India profile

President: Pranab Mukherjee

Prime Minister: Narendra Modi

BJP leader Narendra Modi gestures as he speaks at a rally on 10 May 2014 in Robertsganj, near Varanasi, India, during the campaign for the 2014 parliamentary elections. Mr Modi promised to revive a sickly economy

Hard-line Hindu nationalist Narendra Modi stormed into power on a surge of popular expectation and anger at corruption and weak growth.

Despite Mr Modi's polarising image, his Bharatiya Janata Party (BJP) scored an unprecedented landslide victory in the May 2014 parliamentary elections.

It was the first time in 30 years that a single party had won a parliamentary majority on its own.

The secular centre-left Congress Party, which has governed India for all but 11 years since independence, slumped to its worst ever poll result.

The result was a blow to its leader, Rahul Gandhi, a scion of the Nehru-Gandhi dynasty, which has supplied three Indian prime ministers.

Campaigning on his record as chief minister of the economically successful western state of Gujerat, Mr Modi promised to revitalise India's flagging economy.

''Good days coming''

After initial results revealed the scale of his victory, Mr Modi tweeted: "India has won. Good days are coming".

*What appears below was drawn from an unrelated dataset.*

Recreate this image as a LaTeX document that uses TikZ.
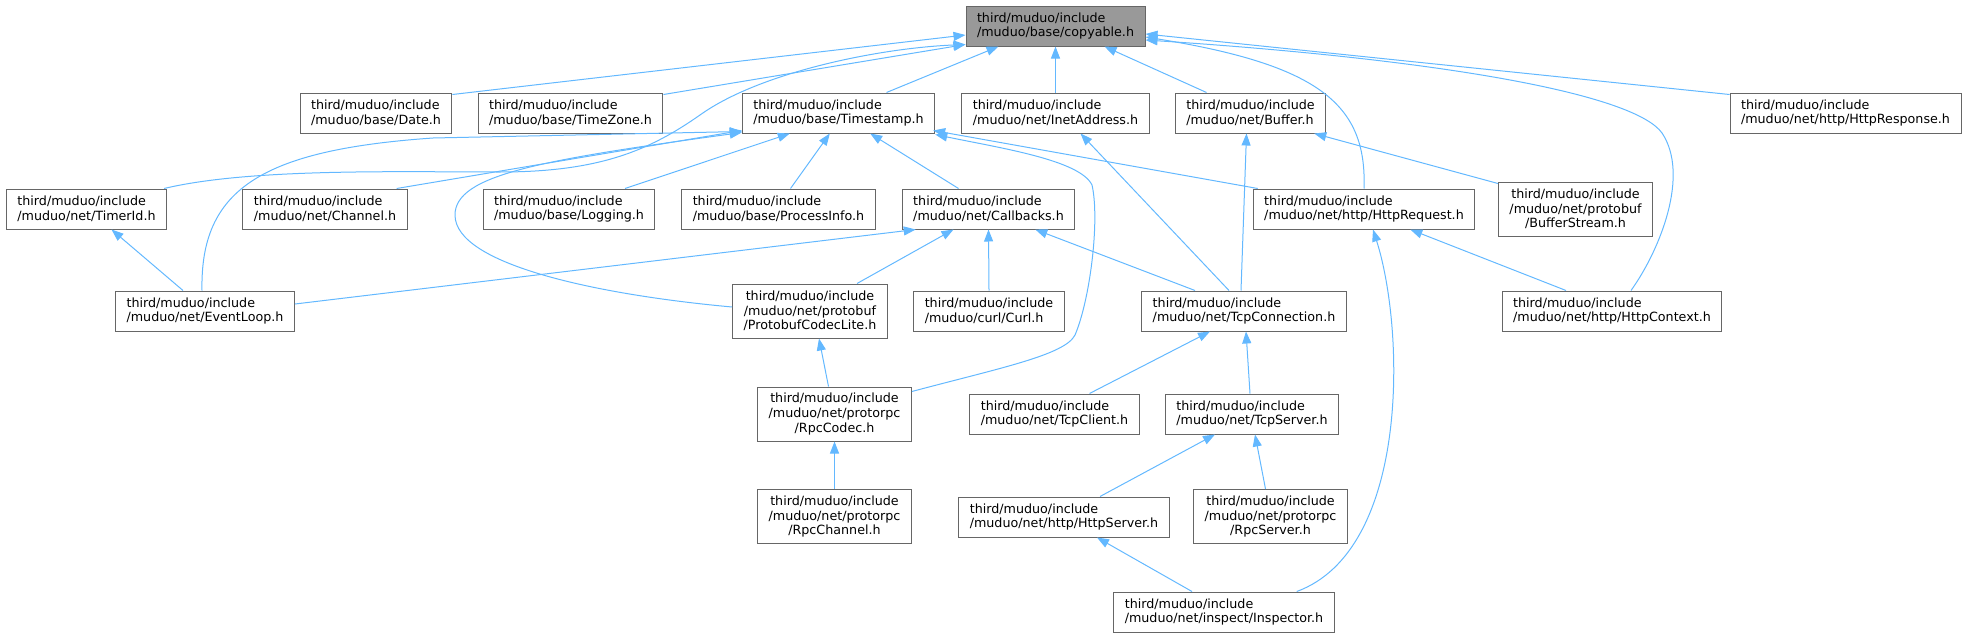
\documentclass[tikz,border=0pt]{standalone}
\usepackage{fontspec}
\setmainfont{DejaVu Sans}
\usepackage{xcolor}
\usetikzlibrary{arrows.meta,positioning,calc}
\definecolor{ink}{HTML}{000000}
\definecolor{boxline}{HTML}{666666}
\definecolor{rootfill}{HTML}{999999}
\definecolor{edgeblue}{HTML}{63B8FF}
\tikzset{
  filebox/.style={draw=boxline, line width=1pt, fill=white, align=left, inner xsep=11pt, inner ysep=0pt, minimum height=40pt, text=ink, font=\fontsize{12.7}{14.7}\selectfont},
  filebox3/.style={filebox, align=center, minimum height=54pt},
  rootbox/.style={filebox, fill=rootfill},
  dep/.style={-{Triangle[length=12pt,width=9pt]}, line width=1pt, draw=edgeblue}
}

\begin{document}
\begin{tikzpicture}[x=1pt, y=-1pt]
\useasboundingbox (0,0) rectangle (1967,637);
\node[rootbox] (copyable) at (1055.5,26) {third/muduo/include\\/muduo/base/copyable.h};
\node[filebox] (date) at (376,113) {third/muduo/include\\/muduo/base/Date.h};
\node[filebox] (timezone) at (570.5,113) {third/muduo/include\\/muduo/base/TimeZone.h};
\node[filebox] (timestamp) at (838.5,113) {third/muduo/include\\/muduo/base/Timestamp.h};
\node[filebox] (inetaddress) at (1055.5,113) {third/muduo/include\\/muduo/net/InetAddress.h};
\node[filebox] (buffer) at (1250.5,113) {third/muduo/include\\/muduo/net/Buffer.h};
\node[filebox] (httpresponse) at (1845.5,113) {third/muduo/include\\/muduo/net/http/HttpResponse.h};
\node[filebox] (timerid) at (86.5,209) {third/muduo/include\\/muduo/net/TimerId.h};
\node[filebox] (channel) at (325,209) {third/muduo/include\\/muduo/net/Channel.h};
\node[filebox] (logging) at (569,209) {third/muduo/include\\/muduo/base/Logging.h};
\node[filebox] (processinfo) at (778.5,209) {third/muduo/include\\/muduo/base/ProcessInfo.h};
\node[filebox] (callbacks) at (988.5,209) {third/muduo/include\\/muduo/net/Callbacks.h};
\node[filebox] (httprequest) at (1364,209) {third/muduo/include\\/muduo/net/http/HttpRequest.h};
\node[filebox3] (bufferstream) at (1575.5,209) {third/muduo/include\\/muduo/net/protobuf\\/BufferStream.h};
\node[filebox] (eventloop) at (205,311) {third/muduo/include\\/muduo/net/EventLoop.h};
\node[filebox3] (protobuf) at (810,311) {third/muduo/include\\/muduo/net/protobuf\\/ProtobufCodecLite.h};
\node[filebox] (curl) at (989,311) {third/muduo/include\\/muduo/curl/Curl.h};
\node[filebox] (tcpconnection) at (1244,311) {third/muduo/include\\/muduo/net/TcpConnection.h};
\node[filebox] (httpcontext) at (1612,311) {third/muduo/include\\/muduo/net/http/HttpContext.h};
\node[filebox3] (rpccodec) at (834.5,414) {third/muduo/include\\/muduo/net/protorpc\\/RpcCodec.h};
\node[filebox] (tcpclient) at (1054.5,414) {third/muduo/include\\/muduo/net/TcpClient.h};
\node[filebox] (tcpserver) at (1252,414) {third/muduo/include\\/muduo/net/TcpServer.h};
\node[filebox3] (rpcchannel) at (834.5,516.5) {third/muduo/include\\/muduo/net/protorpc\\/RpcChannel.h};
\node[filebox] (httpserver) at (1064,517) {third/muduo/include\\/muduo/net/http/HttpServer.h};
\node[filebox3] (rpcserver) at (1270.5,516.5) {third/muduo/include\\/muduo/net/protorpc\\/RpcServer.h};
\node[filebox] (inspector) at (1224,612) {third/muduo/include\\/muduo/net/inspect/Inspector.h};

\draw[dep] ([yshift=-2pt]date.north east) -- ([yshift=-9pt]copyable.west);
\draw[dep] ([yshift=-2pt]timezone.north east) -- ([yshift=2pt]copyable.south west);
\draw[dep] ([xshift=-3pt]timerid.north east) .. controls (250,168) and (400,172) .. (500,172) .. controls (600,172) and (650,150) .. (700,115) .. controls (760,72) and (880,48) .. ([yshift=2pt]copyable.south west);
\draw[dep] ([xshift=48pt]timestamp.north) -- ([xshift=33pt]copyable.south west);
\draw[dep] (inetaddress.north) -- (copyable.south);
\draw[dep] ([xshift=-44pt]buffer.north) -- ([xshift=-41pt]copyable.south east);
\draw[dep] ([yshift=-2pt]httpresponse.north west) -- ([yshift=-8pt]copyable.east);
\draw[dep] (httprequest.north) .. controls (1367,105) and (1320,65) .. ([yshift=-11pt]copyable.east);
\draw[dep] ([xshift=19pt]httpcontext.north) .. controls (1660,250) and (1690,175) .. (1662,133) .. controls (1635,95) and (1450,60) .. ([yshift=-14pt]copyable.east);

\draw[dep] ([xshift=-11pt]channel.north east) -- ([yshift=3pt]timestamp.south west);
\draw[dep] ([xshift=-3pt]eventloop.north) .. controls (200,190) and (260,150) .. (433,138) -- ([yshift=2pt]timestamp.south west);
\draw[dep] ([yshift=4pt]protobuf.west) .. controls (600,295) and (455,265) .. (455,215) .. controls (455,175) and (540,160) .. ([yshift=1pt]timestamp.south west);
\draw[dep] ([xshift=56pt]logging.north) -- ([xshift=48pt]timestamp.south west);
\draw[dep] ([xshift=12pt]processinfo.north) -- ([xshift=88pt]timestamp.south west);
\draw[dep] ([xshift=-30pt]callbacks.north) -- ([xshift=-65pt]timestamp.south east);
\draw[dep] ([xshift=5pt]httprequest.north west) -- ([xshift=-2pt,yshift=3pt]timestamp.south east);
\draw[dep] ([yshift=-5pt]rpccodec.north east) .. controls (1000,368) and (1065,355) .. (1075,335) .. controls (1090,300) and (1100,220) .. (1092,185) .. controls (1080,160) and (1000,148) .. ([yshift=-1pt]timestamp.south east);

\draw[dep] ([xshift=-22pt]eventloop.north) -- ([xshift=25pt]timerid.south);
\draw[dep] ([yshift=7pt]eventloop.east) -- ([xshift=14pt]callbacks.south west);
\draw[dep] ([xshift=47pt]protobuf.north) -- ([xshift=-35pt]callbacks.south);
\draw[dep] (curl.north) -- (callbacks.south);
\draw[dep] ([xshift=-49pt]tcpconnection.north) -- ([xshift=-40pt]callbacks.south east);
\draw[dep] ([xshift=-15pt]tcpconnection.north) -- ([xshift=25pt]inetaddress.south);
\draw[dep] ([xshift=-3pt]tcpconnection.north) -- ([xshift=-4pt]buffer.south);
\draw[dep] ([yshift=-2pt]bufferstream.north west) -- ([xshift=-12pt]buffer.south east);
\draw[dep] ([xshift=-46pt]httpcontext.north) -- ([xshift=-65pt]httprequest.south east);
\draw[dep] ([xshift=-38pt]inspector.north east) .. controls (1410,550) and (1405,330) .. ([xshift=9pt]httprequest.south);
\draw[dep] ([xshift=-6pt]rpccodec.north) -- ([xshift=9pt]protobuf.south);
\draw[dep] (rpcchannel.north) -- (rpccodec.south);
\draw[dep] ([xshift=35pt]tcpclient.north) -- ([xshift=-34pt]tcpconnection.south);
\draw[dep] ([xshift=-2pt]tcpserver.north) -- ([xshift=2pt]tcpconnection.south);
\draw[dep] ([xshift=36pt]httpserver.north) -- ([xshift=-37pt]tcpserver.south);
\draw[dep] ([xshift=-5pt]rpcserver.north) -- ([xshift=3pt]tcpserver.south);
\draw[dep] ([xshift=-32pt]inspector.north) -- ([xshift=33pt]httpserver.south);
\end{tikzpicture}
\end{document}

Since he became chief minister in 2001, Gujerat's steady growth rate helped him build a reputation as a dynamic and efficient administrator, and gained him the support of India's business class.

But he is also accused by some of doing too little to prevent the state's 2002 religious riots, in which about 1,000 people - most of them Muslims - died.

Mr Modi denies the allegations, and during the 2014 campaign, he sought to assure Muslim voters that they had nothing to fear from a Modi premiership.

But he has never expressed remorse or apologised for the riots. A former aide, Maya Kodnani, was sentenced to 28 years in jail for her part in the unrest in 2012.

Tea seller's son

Born in 1950 in Gujerat as the son of a low-caste tea seller, Mr Modi first cut his political teeth as an organiser and propagandist for the right-wing Hindu Rashtriya Swayamsevak Sangh (RSS) organisation, which has close ties to the BJP.

His big political break came in 2001, when his predecessor as chief minister of Gujerat resigned following a devastating earthquake. Mr Modi went on to be re-elected three times.

He is known for refusing to comment on his personal life, amid suggestions he wanted to appear celibate to appeal to Hindu nationalists.

During the 2014 election campaign, he for the first time admitted to marrying his wife Jashodaben when he was 17. The couple live apart.